Genentech announced Monday that the FDA has approved a randomized, double-blind, placebo-controlled phase 3 clinical trial in collaboration with the Biomedical Advanced Research and Development Authority (BARDA) to evaluate the safety and efficacy of intravenous Actemra (tocilizumab) plus standard of care in hospitalized adult patients with severe COVID-19 pneumonia.
Additionally, to further support U.S. COVID-19 response efforts, Genentech will provide 10,000 vials of Actemra to the U.S. Strategic National Stockpile for potential future use at the direction of the U.S. Department of Health and Human Services (HHS). The current U.S. supply of Actemra for approved indications is not expected to be impacted. Genentech has also been working with distributors to manage product supply to enable both Genentech and our distribution partners to quickly fill orders to meet patient needs.
“We thank the FDA for rapidly expediting the approval of this clinical trial to evaluate Actemra in critically ill patients suffering from pneumonia following coronavirus infection and we’re moving forward to enroll as quickly as possible,” Alexander Hardy, chief executive officer of Genentech, said in a company news release. “Conducting this clinical trial in partnership with BARDA and providing Actemra to support the national stockpile, through the efforts of Secretary Azar and HHS, are important examples of how the U.S. government, the biotechnology industry and healthcare communities are working together in response to this public health crisis.”

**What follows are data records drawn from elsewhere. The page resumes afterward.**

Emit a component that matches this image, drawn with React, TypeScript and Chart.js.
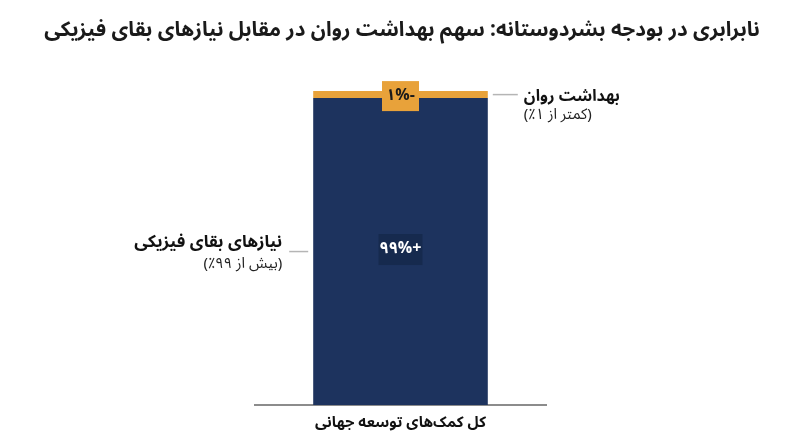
import { useEffect, useRef } from 'react'
import { Chart, registerables } from 'chart.js'

Chart.register(...registerables)

// chart data
const categories = ['کل کمک‌های توسعه جهانی']
const physicalShare = [99]
const mentalShare = [1]
const seriesNames = ['نیازهای بقای فیزیکی', 'بهداشت روان']
const seriesNotes = ['(بیش از ۹۹٪)', '(کمتر از ۱٪)']
const barLabels = ['+۹۹%', '-۱%']
const titleText = 'نابرابری در بودجه بشردوستانه: سهم بهداشت روان در مقابل نیازهای بقای فیزیکی'

const FONT = "'Noto Sans Arabic', 'DejaVu Sans', sans-serif"
const NAVY = '#1d335e'
const ORANGE = '#e8a23a'

// title is drawn by hand: the built-in one is squeezed into the padded box
const titlePlugin = {
  id: 'wideTitle',
  afterDraw(chart: any) {
    const ctx = chart.ctx
    ctx.save()
    ctx.direction = 'rtl'
    ctx.font = `bold 24px ${FONT}`
    // scale the font so the title spans about 715px like the original
    const w = ctx.measureText(titleText).width
    const size = Math.min(24, (24 * 715) / w)
    ctx.font = `bold ${size.toFixed(1)}px ${FONT}`
    ctx.fillStyle = '#1a1a1a'
    ctx.textAlign = 'center'
    ctx.textBaseline = 'middle'
    ctx.fillText(titleText, chart.width / 2 + 2, 33)
    ctx.restore()
  },
}

// draws the value boxes inside the bar and the side notes
const annotationPlugin = {
  id: 'annotations',
  afterDatasetsDraw(chart: any) {
    const ctx = chart.ctx
    ctx.save()
    ctx.direction = 'rtl'
    chart.data.datasets.forEach((_: any, i: number) => {
      const el = chart.getDatasetMeta(i).data[0]
      if (!el) return
      const { x, y, base, width } = el.getProps(['x', 'y', 'base', 'width'], true)
      const mid = (y + base) / 2
      const left = x - width / 2
      const right = x + width / 2

      // value box
      ctx.font = `bold 16px ${FONT}`
      ctx.textAlign = 'center'
      ctx.textBaseline = 'middle'
      const boxW = i === 0 ? 44 : 37
      const boxH = i === 0 ? 31 : 30
      const boxY = i === 0 ? mid - 2 : mid + 1.5
      ctx.fillStyle = i === 0 ? '#162a4e' : ORANGE
      ctx.fillRect(x - boxW / 2, boxY - boxH / 2, boxW, boxH)
      ctx.fillStyle = i === 0 ? '#ffffff' : '#1a1a1a'
      ctx.fillText(barLabels[i], x, boxY + 1)

      // connector + note
      ctx.strokeStyle = '#b5b5b5'
      ctx.lineWidth = 1.5
      ctx.beginPath()
      if (i === 0) {
        ctx.moveTo(left - 24, mid)
        ctx.lineTo(left - 5, mid)
      } else {
        ctx.moveTo(right + 5, mid)
        ctx.lineTo(right + 30, mid)
      }
      ctx.stroke()

      const tx = i === 0 ? left - 31 : right + 36
      const y1 = i === 0 ? mid - 7 : mid + 4
      const y2 = i === 0 ? mid + 14 : mid + 22
      ctx.textAlign = i === 0 ? 'right' : 'left'
      ctx.fillStyle = '#111111'
      ctx.font = `bold ${i === 0 ? 17 : 16}px ${FONT}`
      ctx.fillText(seriesNames[i], tx, y1)
      ctx.fillStyle = '#222222'
      ctx.font = `15px ${FONT}`
      ctx.fillText(seriesNotes[i], tx, y2)
    })
    ctx.restore()
  },
}

export default function App() {
  const chartRef = useRef<HTMLCanvasElement>(null)
  const chartInstance = useRef<Chart | null>(null)

  useEffect(() => {
    if (!chartRef.current) return
    if (chartInstance.current) chartInstance.current.destroy()

    chartInstance.current = new Chart(chartRef.current, {
      type: 'bar',
      data: {
        labels: categories,
        datasets: [
          {
            label: seriesNames[0],
            data: physicalShare,
            backgroundColor: NAVY,
            barPercentage: 1,
            categoryPercentage: 0.6,
          },
          {
            label: seriesNames[1],
            data: mentalShare,
            backgroundColor: ORANGE,
            barPercentage: 1,
            categoryPercentage: 0.6,
            minBarLength: 7,
            clip: false,
          },
        ],
      },
      options: {
        animation: false,
        responsive: true,
        maintainAspectRatio: false,
        layout: { padding: { left: 255, right: 254, top: 95, bottom: 2 } },
        plugins: {
          legend: { display: false },
          tooltip: { enabled: false },
          title: { display: false },
        },
        scales: {
          x: {
            stacked: true,
            grid: { display: false, drawTicks: false },
            border: { display: true, color: '#8c8c8c', width: 2 },
            ticks: {
              color: '#111111',
              padding: 11,
              font: { family: FONT, size: 15, weight: 'bold' },
            },
          },
          y: {
            stacked: true,
            display: false,
            min: 0,
            max: 100,
          },
        },
      },
      plugins: [annotationPlugin, titlePlugin],
    })

    return () => {
      if (chartInstance.current) {
        chartInstance.current.destroy()
        chartInstance.current = null
      }
    }
  }, [])

  return (
    <div style={{ position: 'absolute', left: 0, top: 0, width: 800, height: 447, background: '#ffffff' }}>
      <canvas ref={chartRef} dir="rtl"></canvas>
    </div>
  )
}
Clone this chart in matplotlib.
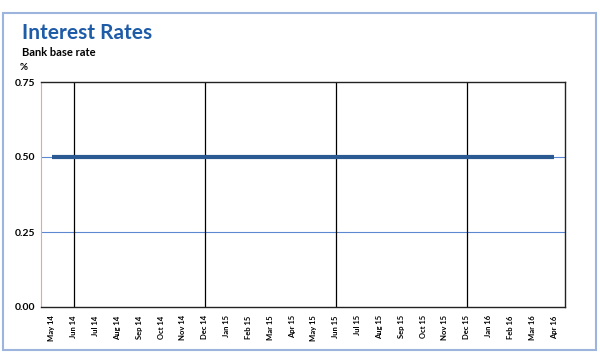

To date, several independent clinical trials have begun globally to explore the efficacy and safety of Actemra for the treatment of patients with COVID-19 pneumonia. However, this new trial is vital because there are no well-controlled studies and limited published evidence on the safety or efficacy of Actemra in the treatment of patients suffering from COVID-19. In addition, Actemra is not currently approved for this use by the FDA.
The primary and secondary endpoints of the clinical trial include clinical status, mortality, mechanical ventilation and intensive care unit (ICU) variables. Patients will be followed for 60 days post-randomization, and an interim analysis will be conducted to look for early evidence of efficacy.